Let me just get my notes here. Ok. After she criticized my hair and made us coffee and put out some cookies, we tried to get her computer to work. No luck. As we sat down at the kitchen table, my mom picked up the cookies and said, “You probably don’t want these right? I’ll put them away to make it less tempting.” She had been reading my posts so she knew I probably wouldn’t want them but it was the only snack she had that goes with coffee. Then she said, kind of off-handed, “I expected you to be bigger.” I said, “What? What do you mean?”
“Oh well, the way you made it sound I expected you would come lumbering into my house looking like a big stuffed elephant like you put on your website. I was wondering, ‘how much weight did you gain in the last month?’ I mean, I just saw you.” While she’s telling me this she is also gesturing with her hands and kind of holding them out in front of her to indicate how “stuffed” she expected me to be. And she went on, “I would say you’re not like an elephant. More like a baby moose.”
Uh huh. I said, “Well geez mom, thanks. We were just at Cabela’s and the moose they had there was actually bigger than the elephant. So thanks a lot. I’m as big as a moose. That’s much better.”
Bring it home mom: “No, I said a baby moose.” Just holding her coffee cup, sitting across from me, drinking and comparing me to the wildlife. I stared at her for what seemed like a minute, and I really don’t remember if I was actually thinking anything. But for some reason when my mom says stuff like that it just makes me burst into laughter. I guess maybe because I never expect it. So I laughed and I said that I am writing all of this down so I don’t forget and I thanked her for giving me my next article here. Cause really, let’s face it now, some of these posts are turning into mini-novels already.
But back to Rita. She said, “See? What would you do if I didn’t give you something to write about?” Hmm. I just don’t know.
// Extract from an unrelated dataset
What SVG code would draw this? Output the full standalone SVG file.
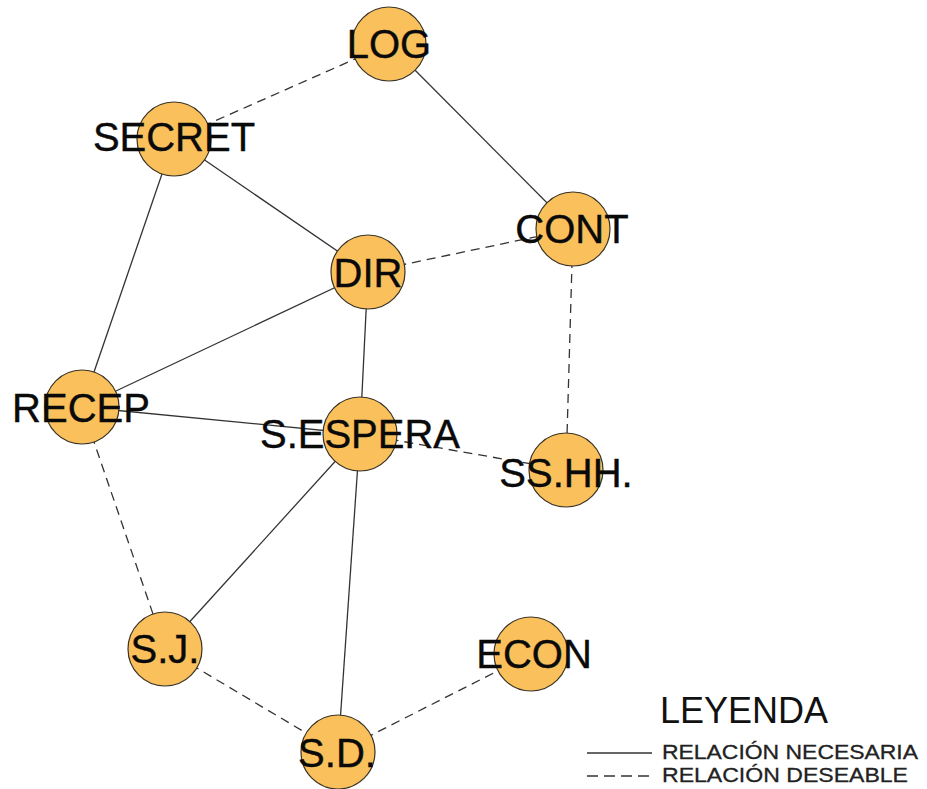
<svg xmlns="http://www.w3.org/2000/svg" width="927" height="789" viewBox="0 0 927 789">
  <style>
    .node circle { fill: #FAC05C; stroke: #3a3326; stroke-width: 1.2; }
    .node text { font-family: "Liberation Sans", Arial, sans-serif; font-size: 40px; fill: #0a0a0a; text-anchor: middle; stroke: #0a0a0a; stroke-width: 0.4; }
    .edge { stroke: #333; stroke-width: 1.3; fill: none; }
    .dash { stroke-dasharray: 9 6; }
    .legend-title { font-family: "Liberation Sans", Arial, sans-serif; font-size: 36px; fill: #111; }
    .legend-item { font-family: "Liberation Sans", Arial, sans-serif; font-size: 21px; fill: #222; stroke: #222; stroke-width: 0.3; }
  </style>
  <rect width="927" height="789" fill="#ffffff"/>

  <!-- connectors -->
  <g id="connectors">
    <!-- necessary relations (solid) -->
    <line class="edge" x1="389" y1="44" x2="573" y2="229"/>
    <line class="edge" x1="174" y1="139" x2="368" y2="272"/>
    <line class="edge" x1="174" y1="139" x2="82" y2="407"/>
    <line class="edge" x1="82" y1="407" x2="368" y2="272"/>
    <line class="edge" x1="82" y1="407" x2="360" y2="434"/>
    <line class="edge" x1="368" y1="272" x2="360" y2="434"/>
    <line class="edge" x1="360" y1="434" x2="165" y2="649"/>
    <line class="edge" x1="360" y1="434" x2="338" y2="752"/>
    <!-- desirable relations (dashed) -->
    <line class="edge dash" x1="389" y1="44" x2="174" y2="139"/>
    <line class="edge dash" x1="368" y1="272" x2="573" y2="229"/>
    <line class="edge dash" x1="573" y1="229" x2="566" y2="470"/>
    <line class="edge dash" x1="360" y1="434" x2="566" y2="470"/>
    <line class="edge dash" x1="82" y1="407" x2="165" y2="649"/>
    <line class="edge dash" x1="165" y1="649" x2="338" y2="752"/>
    <line class="edge dash" x1="338" y1="752" x2="531" y2="654"/>
  </g>

  <!-- nodes -->
  <g id="LOG" class="node"><circle cx="389" cy="44" r="37"/><text x="389" y="58">LOG</text></g>
  <g id="SECRET" class="node"><circle cx="174" cy="139" r="37"/><text x="174" y="151">SECRET</text></g>
  <g id="CONT" class="node"><circle cx="573" cy="229" r="37"/><text x="572" y="243">CONT</text></g>
  <g id="DIR" class="node"><circle cx="368" cy="272" r="37"/><text x="368" y="287">DIR</text></g>
  <g id="RECEP" class="node"><circle cx="82" cy="407" r="37"/><text x="81" y="422">RECEP</text></g>
  <g id="S.ESPERA" class="node"><circle cx="360" cy="434" r="37"/><text x="360" y="448">S.ESPERA</text></g>
  <g id="SS.HH." class="node"><circle cx="566" cy="470" r="37"/><text x="566" y="487">SS.HH.</text></g>
  <g id="S.J." class="node"><circle cx="165" cy="649" r="37"/><text x="165" y="663">S.J.</text></g>
  <g id="ECON" class="node"><circle cx="531" cy="654" r="37"/><text x="534" y="668">ECON</text></g>
  <g id="S.D." class="node"><circle cx="338" cy="752" r="37"/><text x="337" y="767">S.D.</text></g>

  <!-- legend -->
  <g id="legend">
    <text class="legend-title" x="660" y="723">LEYENDA</text>
    <line class="edge" x1="587" y1="753" x2="652" y2="753"/>
    <text class="legend-item" x="662" y="759" textLength="256" lengthAdjust="spacingAndGlyphs">RELACIÓN NECESARIA</text>
    <line class="edge dash" x1="587" y1="776" x2="652" y2="776" style="stroke-dasharray: 11 6"/>
    <text class="legend-item" x="662" y="782" textLength="246" lengthAdjust="spacingAndGlyphs">RELACIÓN DESEABLE</text>
  </g>
</svg>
So that’s my mish mash story for today. Haven’t heard anything back from the interview. So I wait. I felt so bad I wasn’t even going to go exercise, which is exactly the time I should go. Thanks to a movie due back to the video store today, my unwillingness to drive on the unplowed streets where I live, and the fact that my daughter suggested it to begin with, we were able to sneak in almost an hour of walking, about 1.7 miles, in unshoveled snow. It’s like walking on sand, but in boots and jeans and coats and hats and gloves. It was actually quite fun and a pretty good work out. My legs were burning! And my calves are sore. But that makes FOUR days in a row. Now I need to go to bed because I am tired from the stress of worrying about everything and nothing.
I’ll throw in another animal shot to keep things even. I think they’re bucks, not moose, but you get the idea. And for those keeping count, my push up total still stands at about half of one. BUT, I was able to hover above the ground, in the down position for much longer than yesterday before my chubby gut hit the floor. Then I pushed myself back up and called it “one.” Have a good night.